Heart damage tied to immune reaction
By Nathan Seppa
Researchers in Brazil have identified immune proteins that flood the heart tissues of many people with Chagas’ disease, suggesting a cause of this deadly complication of the parasitic tropical disease. The malady afflicts 18 million people in South and Central America, placing millions at risk of heart failure.
The researchers examined heart tissues from autopsies of 29 people who had Chagas’ disease and signs of heart damage. The team also studied heart tissue from autopsies of 12 people without Chagas but who had enlarged hearts, biopsies of 6 people living with enlarged hearts, tissue from 21 people who died without heart problems, and biopsies from 21 people with normal-size hearts.

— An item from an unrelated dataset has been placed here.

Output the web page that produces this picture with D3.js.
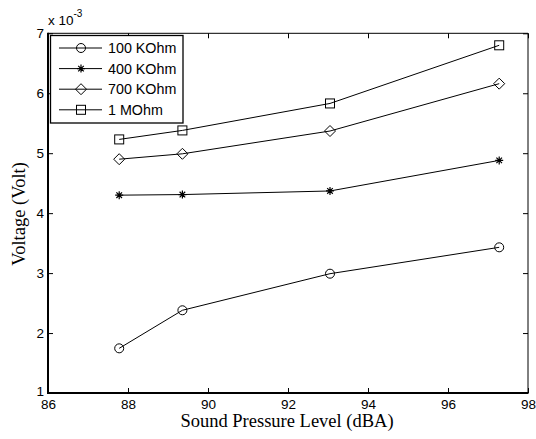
<!DOCTYPE html>
<html><head><meta charset="utf-8">
<script src="https://cdn.jsdelivr.net/npm/d3@7"></script>
<style>body{margin:0;background:#fff}</style>
</head><body>
<svg id="c" width="536" height="439"></svg>
<script>
const splValues = [87.78, 89.36, 93.05, 97.28];
const series100k = [1.745, 2.38, 2.99, 3.43];
const series400k = [4.30, 4.31, 4.37, 4.88];
const series700k = [4.90, 4.99, 5.37, 6.16];
const series1M = [5.23, 5.38, 5.83, 6.80];
const seriesNames = ["100 KOhm", "400 KOhm", "700 KOhm", "1 MOhm"];
const seriesMarkers = ["circle", "star", "diamond", "square"];
const xTicks = [86, 88, 90, 92, 94, 96, 98];
const yTicks = [1, 2, 3, 4, 5, 6, 7];
const allSeries = [series100k, series400k, series700k, series1M];

const svg = d3.select("#c");
const L = 48, R = 528, T = 33.3, B = 393;
const x = d3.scaleLinear().domain([86, 98]).range([L, R]);
const y = d3.scaleLinear().domain([1, 7]).range([B, T]);

const tickFont = "Liberation Sans, Arial, sans-serif";
const fmt = d3.format("d");
const ax = svg.append("g").attr("transform", `translate(0,${B})`)
  .call(d3.axisBottom(x).tickValues(xTicks).tickFormat(fmt).tickSizeInner(-5).tickSizeOuter(0).tickPadding(6));
const axT = svg.append("g").attr("transform", `translate(0,${T})`)
  .call(d3.axisTop(x).tickValues(xTicks).tickSizeInner(-5).tickSizeOuter(0).tickFormat(""));
const ay = svg.append("g").attr("transform", `translate(${L},0)`)
  .call(d3.axisLeft(y).tickValues(yTicks).tickFormat(fmt).tickSizeInner(-5).tickSizeOuter(0).tickPadding(4));
const ayR = svg.append("g").attr("transform", `translate(${R},0)`)
  .call(d3.axisRight(y).tickValues(yTicks).tickSizeInner(-5).tickSizeOuter(0).tickFormat(""));
[ax, axT, ay, ayR].forEach(g => {
  g.select(".domain").remove();
  g.selectAll("line").attr("stroke", "#000").attr("stroke-width", 1);
  g.selectAll("text").attr("font-family", tickFont).attr("font-size", 13.5).attr("fill", "#000");
});
// nudge the lowest y label up slightly so it does not touch the "86" label
ay.selectAll(".tick").filter(d => d === 1).select("text").attr("dy", "0.22em");
// box
svg.append("line").attr("x1", L).attr("x2", R).attr("y1", T).attr("y2", T).attr("stroke", "#000").attr("stroke-width", 1);
svg.append("line").attr("x1", R).attr("x2", R).attr("y1", T).attr("y2", B).attr("stroke", "#000").attr("stroke-width", 1);
svg.append("line").attr("x1", L).attr("x2", R + 0.5).attr("y1", B).attr("y2", B).attr("stroke", "#000").attr("stroke-width", 2);
svg.append("line").attr("x1", L).attr("x2", L).attr("y1", T - 0.5).attr("y2", B + 1).attr("stroke", "#000").attr("stroke-width", 2);

// multiplier
const mult = svg.append("text").attr("x", 48).attr("y", 25).attr("font-family", tickFont).attr("font-size", 13.5);
mult.append("tspan").text("x 10");
mult.append("tspan").attr("dy", -8).attr("font-size", 10).text("-3");

// axis labels
const serif = "Liberation Serif, Times New Roman, serif";
svg.append("text").attr("x", 287).attr("y", 427).attr("text-anchor", "middle")
  .attr("font-family", serif).attr("font-size", 18.5).text("Sound Pressure Level (dBA)");
svg.append("text").attr("transform", `translate(25,214) rotate(-90)`).attr("text-anchor", "middle")
  .attr("font-family", serif).attr("font-size", 18.5).text("Voltage (Volt)");

function drawMarker(g, type, cx, cy) {
  if (type === "circle") {
    g.append("circle").attr("cx", cx).attr("cy", cy).attr("r", 4.5).attr("fill", "none").attr("stroke", "#000");
  } else if (type === "square") {
    g.append("rect").attr("x", cx - 4.5).attr("y", cy - 4.5).attr("width", 9).attr("height", 9).attr("fill", "none").attr("stroke", "#000");
  } else if (type === "diamond") {
    g.append("path").attr("d", `M${cx},${cy - 5.5}L${cx + 5.5},${cy}L${cx},${cy + 5.5}L${cx - 5.5},${cy}Z`).attr("fill", "none").attr("stroke", "#000");
  } else if (type === "star") {
    const s = 4;
    const d = `M${cx - s},${cy}L${cx + s},${cy}M${cx},${cy - s}L${cx},${cy + s}M${cx - s * 0.7},${cy - s * 0.7}L${cx + s * 0.7},${cy + s * 0.7}M${cx - s * 0.7},${cy + s * 0.7}L${cx + s * 0.7},${cy - s * 0.7}`;
    g.append("path").attr("d", d).attr("fill", "none").attr("stroke", "#000").attr("stroke-width", 1.2);
  }
}

const line = d3.line().x(d => x(d[0])).y(d => y(d[1]));
allSeries.forEach((vals, i) => {
  const pts = splValues.map((v, j) => [v, vals[j]]);
  const g = svg.append("g");
  g.append("path").attr("d", line(pts)).attr("fill", "none").attr("stroke", "#000").attr("stroke-width", 1);
  pts.forEach(p => drawMarker(g, seriesMarkers[i], x(p[0]), y(p[1])));
});

// legend
const lg = svg.append("g");
lg.append("rect").attr("x", 50.5).attr("y", 35.5).attr("width", 132.5).attr("height", 87.5)
  .attr("fill", "#fff").attr("stroke", "#000").attr("stroke-width", 1.3);
seriesNames.forEach((name, i) => {
  const yy = 48 + i * 20.6;
  lg.append("line").attr("x1", 59).attr("x2", 102).attr("y1", yy).attr("y2", yy).attr("stroke", "#000");
  drawMarker(lg, seriesMarkers[i], 81, yy);
  lg.append("text").attr("x", 108).attr("y", yy + 5).attr("font-family", tickFont).attr("font-size", 14.3).text(name);
});
</script>
</body></html>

The researchers report in the June Journal of Pathology that 11 of the 29 Chagas patients had evidence of so-called membrane-attack-complex proteins in their heart cells, whereas only 1 of the 22 people who hadn’t been infected with Chagas’ disease had the immune proteins in heart cells.
The Chagas patients were also more likely than the others to have high concentrations of these immune proteins in their blood vessel cells.
This is the first time anyone has documented membrane-attack-complex proteins in Chagas’ disease–related heart damage, says study coauthor Vera Demarchi Aiello, a cardiovascular pathologist at the University of So Paulo Medical School.
The cause of the influx of these immune proteins into the heart and vessel cells is still unclear. The result of the onslaught, however, may be to attract inflammatory molecules to the heart, says Aiello.
Normally, membrane-attack-complex proteins–which belong to a group of immune agents called complement proteins–create openings in the membranes of cells targeted for destruction. In these patients, many of the proteins only partially penetrated cells. This probably stimulated heart-cell proliferation and inflammation, both of which are characteristic of heart disease in Chagas patients, Aiello says.
“In the future, such knowledge may play a role in treatment,” she says.